Damage due to the failure of the custodian bank to pass on information about a security held in custody
The customer submitted extensive correspondence with the bank to the Ombudsman. The correspondence showed that the bank had already refused several times to make concessions in the unresolved dispute, giving varying reasons for doing so. On the basis of the documents, the Ombudsman had certain doubts as to whether the incident had actually been thoroughly clarified. He contacted the bank and asked it to look into the case again and to clarify with its depositary whether and where exactly an error had occurred with regard to the forwarding of relevant information from the liquidator.
The ombudsman proceedings subsequently dragged on for over a year, as the bank’s statements were received with great delay. The bank stated that according to its depositary, it had received the relevant information in 2014. However, the bank could no longer reliably reconstruct this. Since discrepancies in this regard could no longer be clarified, it had explained to the client in the past that it had not received the relevant information. Even if it had received such information, it had not been obliged to provide it to the client. The client was in an execution-only relationship with the bank, in which the bank had no further obligations other than to accept and execute client orders and to provide custody services. At most, the Bank passed on information to the client on securities held by him on a voluntary basis and as a client-friendly service. With regard to the securities held by the client, the bank had no monitoring obligations and was not required to make any enquiries or investigations into ongoing liquidation proceedings.
In the case of management acts based on its safe custody regulations, it relied on the information it received from available information resources customary in the industry, without assuming any responsibility for it. In the event of an error on the part of its depositary, it was only liable for the proper selection and instruction of it and, in the case of intermediated securities, for monitoring the ongoing compliance with the selection criteria. The bank’s depositary was a recognised institution which had been properly instructed. The bank was not liable for it in the present case.
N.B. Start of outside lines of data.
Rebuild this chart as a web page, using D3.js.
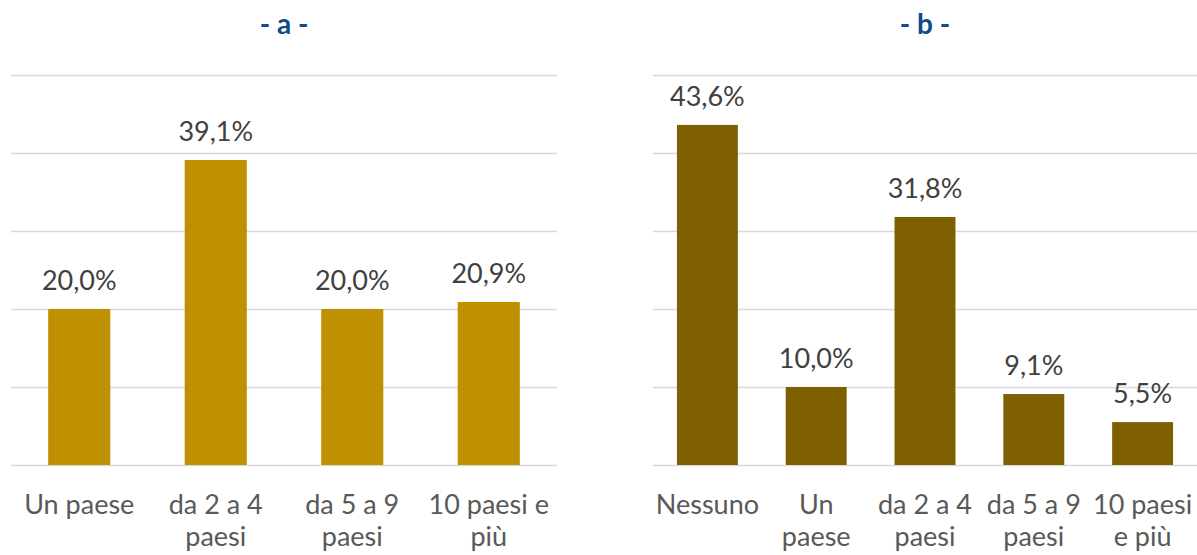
<!DOCTYPE html>
<html>
<head>
<meta charset="utf-8">
<script src="https://cdn.jsdelivr.net/npm/d3@7/dist/d3.min.js"></script>
<style>
  html, body { margin: 0; padding: 0; background: #fff; }
  svg { display: block; }
  text { font-family: "Source Sans Pro", Lato, "Open Sans", sans-serif; }
</style>
</head>
<body>
<svg id="chart" width="1197" height="555"></svg>
<script>
// ---- Data ----
const titleA = "- a -";
const categoriesA = ["Un paese", "da 2 a 4|paesi", "da 5 a 9|paesi", "10 paesi e|più"];
const valuesA = [20.0, 39.1, 20.0, 20.9];

const titleB = "- b -";
const categoriesB = ["Nessuno", "Un|paese", "da 2 a 4|paesi", "da 5 a 9|paesi", "10 paesi|e più"];
const valuesB = [43.6, 10.0, 31.8, 9.1, 5.5];

const yTicks = [0, 10, 20, 30, 40, 50];

// ---- Layout ----
const svg = d3.select("#chart");
const plotTop = 75, plotBottom = 465;
const y = d3.scaleLinear().domain([0, 50]).range([plotBottom, plotTop]);
const fmt = v => v.toFixed(1).replace(".", ",") + "%";

function panel(title, cats, vals, x0, x1, pad, color) {
  const g = svg.append("g");
  const x = d3.scaleBand().domain(cats).range([x0, x1]).paddingInner(pad).paddingOuter(pad / 2);

  // gridlines
  const grid = g.append("g")
    .attr("transform", `translate(${x0},0)`)
    .call(d3.axisLeft(y).tickValues(yTicks).tickSize(-(x1 - x0)).tickFormat(""));
  grid.select(".domain").remove();
  grid.selectAll(".tick line").attr("stroke", "#d9d9d9").attr("stroke-width", 1.5);

  // bars
  g.selectAll("rect.bar").data(vals).enter().append("rect")
    .attr("class", "bar")
    .attr("x", (d, i) => x(cats[i]))
    .attr("width", x.bandwidth())
    .attr("y", d => y(d))
    .attr("height", d => y(0) - y(d))
    .attr("fill", color);

  // value labels
  g.selectAll("text.val").data(vals).enter().append("text")
    .attr("class", "val")
    .attr("x", (d, i) => x(cats[i]) + x.bandwidth() / 2)
    .attr("y", d => y(d) - 19)
    .attr("text-anchor", "middle")
    .attr("font-size", 27)
    .attr("fill", "#404040")
    .text(d => fmt(d));

  // x axis labels
  const ax = g.append("g")
    .attr("transform", `translate(0,${plotBottom})`)
    .call(d3.axisBottom(x).tickSize(0).tickFormat(""));
  ax.select(".domain").remove();
  ax.selectAll(".tick").each(function(d) {
    const t = d3.select(this).append("text")
      .attr("text-anchor", "middle")
      .attr("font-size", 27)
      .attr("fill", "#595959");
    d.split("|").forEach((line, i) => {
      t.append("tspan").attr("x", 0).attr("y", 49 + i * 32).text(line);
    });
  });

  // title
  g.append("text")
    .attr("x", (x0 + x1) / 2)
    .attr("y", 34)
    .attr("text-anchor", "middle")
    .attr("font-size", 28)
    .attr("font-weight", "bold")
    .attr("fill", "#0f4a8a")
    .text(title);
}

panel(titleA, categoriesA, valuesA, 11, 557, 0.545, "#BF9000");
panel(titleB, categoriesB, valuesB, 653, 1197, 0.44, "#7F6000");
</script>
</body>
</html>
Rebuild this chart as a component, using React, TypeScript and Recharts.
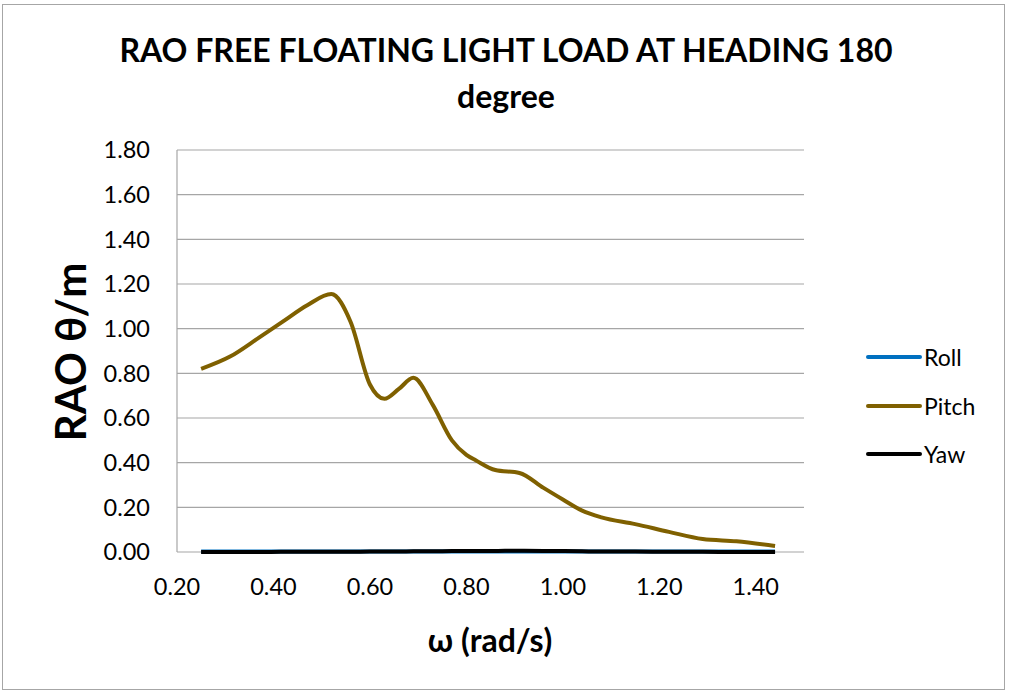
import React from 'react';
import { LineChart, Line, XAxis, YAxis, CartesianGrid } from 'recharts';

const omega = [0.25, 0.31, 0.37, 0.42, 0.47, 0.52, 0.56, 0.6, 0.63, 0.66, 0.69, 0.73, 0.77, 0.8, 0.82, 0.86, 0.91, 0.96, 1.0, 1.04, 1.08, 1.15, 1.22, 1.29, 1.36, 1.44];
const roll = [0.002, 0.002, 0.002, 0.002, 0.002, 0.002, 0.002, 0.002, 0.002, 0.002, 0.002, 0.002, 0.002, 0.002, 0.002, 0.002, 0.002, 0.002, 0.002, 0.002, 0.002, 0.002, 0.002, 0.002, 0.002, 0.002];
const pitch = [0.82, 0.875, 0.96, 1.033, 1.105, 1.155, 1.03, 0.75, 0.686, 0.73, 0.78, 0.66, 0.5, 0.435, 0.41, 0.367, 0.354, 0.287, 0.235, 0.185, 0.155, 0.125, 0.09, 0.058, 0.048, 0.027];
const yaw = [0.0, 0.0, 0.0, 0.001, 0.001, 0.001, 0.001, 0.002, 0.002, 0.002, 0.003, 0.003, 0.004, 0.004, 0.005, 0.005, 0.006, 0.005, 0.004, 0.003, 0.002, 0.002, 0.001, 0.001, 0.0, 0.0];

const xTicks = [0.2, 0.4, 0.6, 0.8, 1.0, 1.2, 1.4];
const yTicks = [0, 0.2, 0.4, 0.6, 0.8, 1.0, 1.2, 1.4, 1.6, 1.8];

const seriesNames = ['Roll', 'Pitch', 'Yaw'];
const seriesColors = ['#0070C0', '#7F6000', '#000000'];

const rows = omega.map((w, i) => ({ omega: w, Roll: roll[i], Pitch: pitch[i], Yaw: yaw[i] }));

const FONT = 'Lato, "Open Sans", sans-serif';

const LegendBox = () => (
  <div style={{ position: 'absolute', left: 866, top: 333, fontFamily: FONT, fontSize: 23 }}>
    {seriesNames.map((name, i) => (
      <div key={name} style={{ display: 'flex', alignItems: 'center', height: 48.5 }}>
        <svg width={58} height={10}>
          <line x1={2} y1={5} x2={54} y2={5} stroke={seriesColors[i]} strokeWidth={4} strokeLinecap="round" />
        </svg>
        <span style={{ color: '#000' }}>{name}</span>
      </div>
    ))}
  </div>
);

export default function App() {
  return (
    <div style={{ position: 'absolute', left: 0, top: 0, width: 1012, height: 691, background: '#fff', fontFamily: FONT }}>
      <div style={{ position: 'absolute', left: 2, top: 4, width: 1001, height: 684, border: '1px solid #a6a6a6' }} />
      <div style={{ position: 'absolute', left: 0, top: 27, width: 1012, textAlign: 'center', fontWeight: 700, fontSize: 32, lineHeight: '46px', color: '#000' }}>
        RAO FREE FLOATING LIGHT LOAD AT HEADING 180
        <br />
        degree
      </div>
      <div style={{ position: 'absolute', left: 70, top: 352, transform: 'translate(-50%, -50%) rotate(-90deg)', fontWeight: 700, fontSize: 42, whiteSpace: 'nowrap', color: '#000' }}>
        RAO θ/m
      </div>
      <div style={{ position: 'absolute', left: 490, top: 639, transform: 'translate(-50%, -50%)', fontWeight: 700, fontSize: 32, whiteSpace: 'nowrap', color: '#000' }}>
        ω (rad/s)
      </div>
      <LineChart width={1012} height={691} data={rows} margin={{ top: 150, right: 208, bottom: 99, left: 117 }}>
        <CartesianGrid vertical={false} stroke="#a6a6a6" strokeWidth={1.2} />
        <XAxis
          dataKey="omega"
          type="number"
          domain={[0.2, 1.5]}
          ticks={xTicks}
          tickFormatter={(v: number) => v.toFixed(2)}
          axisLine={false}
          tickLine={false}
          tickMargin={20}
          height={40}
          tick={{ fontSize: 23.5, fill: '#000', fontFamily: FONT }}
        />
        <YAxis
          domain={[0, 1.8]}
          ticks={yTicks}
          tickFormatter={(v: number) => v.toFixed(2)}
          axisLine={{ stroke: '#a6a6a6', strokeWidth: 1.2 }}
          tickLine={false}
          tickMargin={21}
          width={60}
          tick={{ fontSize: 23.5, fill: '#000', fontFamily: FONT }}
        />
        {seriesNames.map((name, i) => (
          <Line
            key={name}
            type="monotone"
            dataKey={name}
            stroke={seriesColors[i]}
            strokeWidth={4}
            dot={false}
            isAnimationActive={false}
          />
        ))}
      </LineChart>
      <LegendBox />
    </div>
  );
}
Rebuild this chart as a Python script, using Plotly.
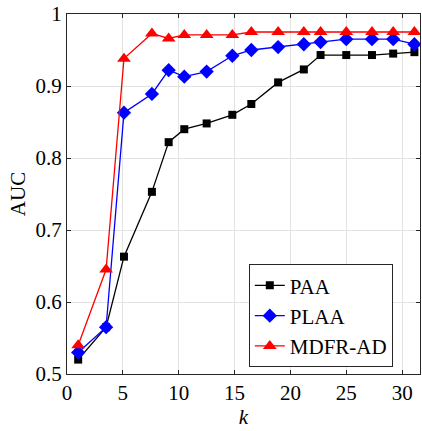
import plotly.graph_objects as go

k = [1, 3.5, 5.1, 7.6, 9.1, 10.5, 12.5, 14.8, 16.5, 18.9, 21.2, 22.7, 25, 27.3, 29.2, 31.1]
paa = [0.520, 0.565, 0.663, 0.753, 0.822, 0.840, 0.848, 0.860, 0.875, 0.905, 0.923, 0.943, 0.943, 0.943, 0.945, 0.947]
plaa = [0.530, 0.565, 0.863, 0.889, 0.922, 0.913, 0.920, 0.942, 0.950, 0.954, 0.958, 0.961, 0.965, 0.965, 0.965, 0.958]
mdfr = [0.540, 0.645, 0.938, 0.973, 0.966, 0.971, 0.971, 0.971, 0.975, 0.975, 0.975, 0.975, 0.975, 0.975, 0.975, 0.975]

names = ["PAA", "PLAA", "MDFR-AD"]
xticks = [0, 5, 10, 15, 20, 25, 30]
yticks = [0.5, 0.6, 0.7, 0.8, 0.9, 1.0]
yticklabels = ["0.5", "0.6", "0.7", "0.8", "0.9", "1"]

font = "Liberation Serif"
fs = 21

fig = go.Figure()
series = [
    (paa, names[0], "black", "square", 8),
    (plaa, names[1], "blue", "diamond", 11),
    (mdfr, names[2], "red", "triangle-up", 12),
]
for y, n, c, sym, sz in series:
    fig.add_trace(go.Scatter(
        x=k, y=y, name=n, mode="lines+markers",
        line=dict(color=c, width=1.3),
        marker=dict(symbol=sym, size=sz, color=c, line=dict(width=0)),
    ))

axis_common = dict(
    showline=True, linecolor="#262626", linewidth=1, mirror="ticks",
    ticks="inside", ticklen=4, tickcolor="#262626",
    showgrid=True, gridcolor="#e3e3e3", gridwidth=1,
    zeroline=False,
    tickfont=dict(family=font, size=fs, color="black"),
)

fig.update_layout(
    width=422, height=431,
    margin=dict(l=67, r=2, t=14, b=57),
    paper_bgcolor="white", plot_bgcolor="white",
    font=dict(family=font, size=fs, color="black"),
    showlegend=True,
    legend=dict(
        x=0.515, y=0.305, xanchor="left", yanchor="top",
        bordercolor="#262626", borderwidth=1, bgcolor="white",
        font=dict(family=font, size=fs, color="black"),
        tracegroupgap=0,
    ),
    xaxis=dict(range=[0, 31.6], tickvals=xticks,
               title=dict(text="<i>k</i>", font=dict(family=font, size=fs), standoff=5),
               **axis_common),
    yaxis=dict(range=[0.5, 1.0], tickvals=yticks, ticktext=yticklabels,
               title=dict(text="AUC", font=dict(family=font, size=fs), standoff=4),
               **axis_common),
)

fig.write_html("out.html")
The bank further claimed that the client was an experienced investor and had knowledge about such liquidation procedures. He had also had direct contact with the liquidator, which the bank could prove with an email from the client to it with information about the proceedings. According to the bank, it would have been up to him to take the necessary steps directly with the liquidator. The client had known that the bank would not file a claim for him on its own initiative. This was also not possible because of banking secrecy. However, the bank supported the clients in this regard upon request. After receiving the statements, the Ombudsman again suggested that the bank consider a settlement, which the bank again rejected.
The case therefore had to be closed without any result for the client. In the Ombudsman’s view, the issue in this case was what obligations the bank had in its capacity as custodian of the fund units, based on the custody regulations and existing practices in the industry. The bank seemed to take the view that, in the context of an execution-only relationship, these already limited administrative duties of the custodian could be further restricted and that actions such as forwarding relevant information on the liquidation procedure would only be voluntary, in the sense of good customer service. The Ombudsman did not comprehend these statements. He assumed that the bank had a duty to forward such information upon receipt.
Whether the bank had actually received the relevant information was disputed. According to the statement of the depositary, the information was forwarded to the bank. The question of liability for the actions of the depository therefore did not arise. Rather, the question was whether the bank itself had made a mistake. Although this could no longer be clarified, there were certain indications that this was the case, as clients of other custodian banks had apparently received the information. In the Ombudsman’s view, even if the bank had been aware of the client’s direct contacts with the liquidator, it would have been obliged to pass on this information upon receipt. Without the bank’s involvement, he would probably not have been able to participate in the further liquidation proceedings at all. The client’s e-mail to the bank, which she had mentioned, could also have provided an opportunity to clarify any misunderstandings regarding the next necessary steps. All in all, the Ombudsman found a situation in which it would have been appropriate for the parties to come to a mutual understanding. The Ombudsman cannot make binding decisions for the parties and is dependent on their willingness to reach a settlement. Unfortunately, in the present case this was not the case on the part of the bank.